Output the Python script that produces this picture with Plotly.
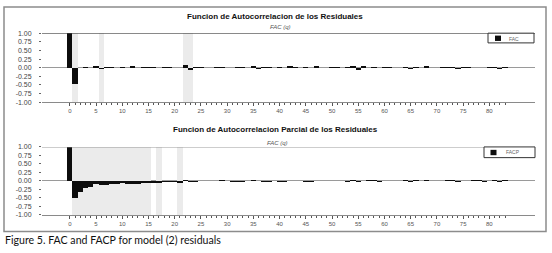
import plotly.graph_objects as go

W, H = 552, 253

lags = list(range(0, 84))

fac = [1.00, -0.48, 0.00, 0.02, -0.02, 0.04, -0.05, 0.02, 0.02, 0.00,
       0.01, -0.02, 0.04, 0.00, 0.01, 0.02, 0.01, 0.00, 0.02, 0.01,
       -0.02, 0.00, 0.08, -0.06, 0.03, 0.01, -0.01, 0.00, 0.02, 0.02,
       -0.02, 0.00, 0.01, 0.01, 0.00, 0.04, -0.03, 0.01, 0.01, 0.00,
       0.01, 0.00, 0.04, 0.01, 0.00, 0.02, 0.00, 0.05, -0.02, 0.00,
       0.01, 0.01, 0.00, 0.01, 0.06, -0.06, 0.04, 0.00, 0.01, 0.00,
       0.02, 0.01, 0.00, -0.01, 0.03, -0.03, 0.03, 0.00, 0.06, -0.01,
       0.00, 0.03, 0.01, 0.03, -0.03, 0.02, 0.01, 0.00, -0.01, 0.00,
       0.03, 0.01, -0.05, 0.03]

facp = [1.00, -0.49, -0.31, -0.22, -0.17, -0.10, -0.12, -0.12, -0.10, -0.08,
        -0.06, -0.10, -0.09, -0.08, -0.07, -0.06, -0.05, -0.05, -0.03, -0.02,
        -0.03, -0.07, 0.03, -0.02, -0.03, 0.00, 0.00, 0.01, 0.00, 0.03,
        0.00, -0.03, -0.03, -0.02, 0.00, 0.03, -0.01, -0.02, -0.02, 0.00,
        -0.03, -0.03, 0.00, 0.00, 0.00, -0.02, -0.02, 0.00, 0.00, -0.01,
        0.00, -0.01, 0.00, -0.03, 0.03, -0.02, 0.00, 0.03, 0.02, -0.02,
        0.00, 0.00, 0.01, 0.00, 0.03, -0.02, 0.02, -0.01, 0.02, 0.00,
        -0.01, 0.01, 0.02, 0.04, -0.02, 0.00, 0.00, 0.02, 0.02, -0.04,
        -0.01, 0.02, -0.04, 0.04]

fac_bands = [1, 6, 22, 23]
facp_bands = [1, 2, 3, 4, 5, 6, 7, 8, 9, 10, 11, 12, 13, 14, 15, 17, 21]

x_tick_vals = list(range(0, 81, 5))
y_tick_vals = [1.0, 0.75, 0.5, 0.25, 0.0, -0.25, -0.5, -0.75, -1.0]
y_tick_text = ["%.2f" % v for v in y_tick_vals]

title_top = "Funcion de Autocorrelacion de los Residuales"
title_bot = "Funcion de Autocorrelacion Parcial de los Residuales"
subtitle = "FAC (q)"
caption = "Figure 5. FAC and FACP for model (2) residuals"


def px(x):
    return x / W


def py(y):
    return 1 - y / H


BAND = "#ebebeb"
BAR = "#0d0d0d"

fig = go.Figure()

fig.add_trace(go.Bar(x=fac_bands, y=[2] * len(fac_bands), base=-1, width=1,
                     marker=dict(color=BAND, line=dict(width=0)),
                     xaxis="x", yaxis="y", showlegend=False, hoverinfo="skip"))
fig.add_trace(go.Bar(x=lags, y=fac, width=1, name="FAC",
                     marker=dict(color=BAR, line=dict(width=0)),
                     xaxis="x", yaxis="y", showlegend=False))
fig.add_trace(go.Bar(x=facp_bands, y=[2] * len(facp_bands), base=-1, width=1,
                     marker=dict(color=BAND, line=dict(width=0)),
                     xaxis="x2", yaxis="y2", showlegend=False, hoverinfo="skip"))
fig.add_trace(go.Bar(x=lags, y=facp, width=1, name="FACP",
                     marker=dict(color=BAR, line=dict(width=0)),
                     xaxis="x2", yaxis="y2", showlegend=False))

xdom = [px(42), px(535)]
xr = [-5.3, 88.7]

xcommon = dict(domain=xdom, range=xr, showgrid=False, zeroline=False,
               showline=True, linecolor="#8a8a8a", linewidth=1,
               ticks="outside", ticklen=3, tickcolor="#555", tickwidth=1,
               tickmode="array", tickvals=x_tick_vals,
               tickfont=dict(family="Liberation Sans", size=6, color="#555"),
               minor=dict(tickmode="array", tickvals=lags, ticks="outside",
                          ticklen=2, tickcolor="#555", tickwidth=1, showgrid=False),
               fixedrange=True)
ycommon = dict(range=[-1, 1], showgrid=False, zeroline=True,
               zerolinecolor="#9a9a9a", zerolinewidth=1, showline=False,
               ticks="outside", ticklen=2, tickcolor="#666",
               tickmode="array", tickvals=y_tick_vals, ticktext=y_tick_text,
               ticklabelstandoff=6,
               tickfont=dict(family="Liberation Sans", size=7, color="#444"),
               fixedrange=True)

shapes = [
    # outer frame
    dict(type="rect", xref="paper", yref="paper", x0=px(4), x1=px(546),
         y0=py(234), y1=py(3), line=dict(color="#8c8c8c", width=1.5)),
    # top lines of panels
    dict(type="line", xref="x domain", yref="y", x0=0, x1=1, y0=1, y1=1,
         line=dict(color="#111", width=1)),
    dict(type="line", xref="x2 domain", yref="y2", x0=0, x1=1, y0=1, y1=1,
         line=dict(color="#8a8a8a", width=1)),
    # legend boxes
    dict(type="rect", xref="paper", yref="paper", x0=px(488), x1=px(534),
         y0=py(40), y1=py(30), line=dict(color="#333", width=1), fillcolor="white"),
    dict(type="rect", xref="paper", yref="paper", x0=px(495), x1=px(501),
         y0=py(38), y1=py(32.5), line=dict(width=0), fillcolor=BAR),
    dict(type="rect", xref="paper", yref="paper", x0=px(484), x1=px(535),
         y0=py(158), y1=py(147), line=dict(color="#333", width=1), fillcolor="white"),
    dict(type="rect", xref="paper", yref="paper", x0=px(490.5), x1=px(496.5),
         y0=py(155.5), y1=py(150), line=dict(width=0), fillcolor=BAR),
]

annotations = [
    dict(text="<b>" + title_top + "</b>", x=px(275), y=py(13), xref="paper", yref="paper",
         showarrow=False, xanchor="center", yanchor="middle",
         font=dict(family="Liberation Sans", size=8, color="#111")),
    dict(text="<i>" + subtitle + "</i>", x=px(280), y=py(24), xref="paper", yref="paper",
         showarrow=False, xanchor="center", yanchor="middle",
         font=dict(family="Liberation Sans", size=6, color="#555")),
    dict(text="<b>" + title_bot + "</b>", x=px(275.5), y=py(129.5), xref="paper", yref="paper",
         showarrow=False, xanchor="center", yanchor="middle",
         font=dict(family="Liberation Sans", size=8, color="#111")),
    dict(text="<i>" + subtitle + "</i>", x=px(277), y=py(143), xref="paper", yref="paper",
         showarrow=False, xanchor="center", yanchor="middle",
         font=dict(family="Liberation Sans", size=6, color="#555")),
    dict(text="FAC", x=px(507), y=py(35.5), xref="paper", yref="paper",
         showarrow=False, xanchor="left", yanchor="middle",
         font=dict(family="Liberation Sans", size=5, color="#666")),
    dict(text="FACP", x=px(504), y=py(152.5), xref="paper", yref="paper",
         showarrow=False, xanchor="left", yanchor="middle",
         font=dict(family="Liberation Sans", size=5, color="#666")),
    dict(text=caption, x=px(3), y=py(242.5), xref="paper", yref="paper",
         showarrow=False, xanchor="left", yanchor="middle",
         font=dict(family="Lato", size=10.6, color="#111")),
]

fig.update_layout(
    width=W, height=H,
    margin=dict(l=0, r=0, t=0, b=0),
    paper_bgcolor="white", plot_bgcolor="white",
    barmode="overlay", bargap=0,
    showlegend=False,
    xaxis=dict(anchor="y", **xcommon),
    yaxis=dict(anchor="x", domain=[py(101), py(30)], **ycommon),
    xaxis2=dict(anchor="y2", **xcommon),
    yaxis2=dict(anchor="x2", domain=[py(217), py(147)], **ycommon),
    shapes=shapes,
    annotations=annotations,
)

fig.write_html("out.html",
               config={"displayModeBar": False, "staticPlot": True},
               post_script="document.body.style.margin='0';document.body.style.overflow='hidden';")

.....

**WHAT TO WORK ON:**
Copy nothing but the lines from the top of the material through the line holding "0.03, 0.01, -0.05, 0.03]", exactly as written; omit pictures.

**SOLUTION TO THIS TASK:**
Output the Python script that produces this picture with Plotly.
import plotly.graph_objects as go

W, H = 552, 253

lags = list(range(0, 84))

fac = [1.00, -0.48, 0.00, 0.02, -0.02, 0.04, -0.05, 0.02, 0.02, 0.00,
       0.01, -0.02, 0.04, 0.00, 0.01, 0.02, 0.01, 0.00, 0.02, 0.01,
       -0.02, 0.00, 0.08, -0.06, 0.03, 0.01, -0.01, 0.00, 0.02, 0.02,
       -0.02, 0.00, 0.01, 0.01, 0.00, 0.04, -0.03, 0.01, 0.01, 0.00,
       0.01, 0.00, 0.04, 0.01, 0.00, 0.02, 0.00, 0.05, -0.02, 0.00,
       0.01, 0.01, 0.00, 0.01, 0.06, -0.06, 0.04, 0.00, 0.01, 0.00,
       0.02, 0.01, 0.00, -0.01, 0.03, -0.03, 0.03, 0.00, 0.06, -0.01,
       0.00, 0.03, 0.01, 0.03, -0.03, 0.02, 0.01, 0.00, -0.01, 0.00,
       0.03, 0.01, -0.05, 0.03]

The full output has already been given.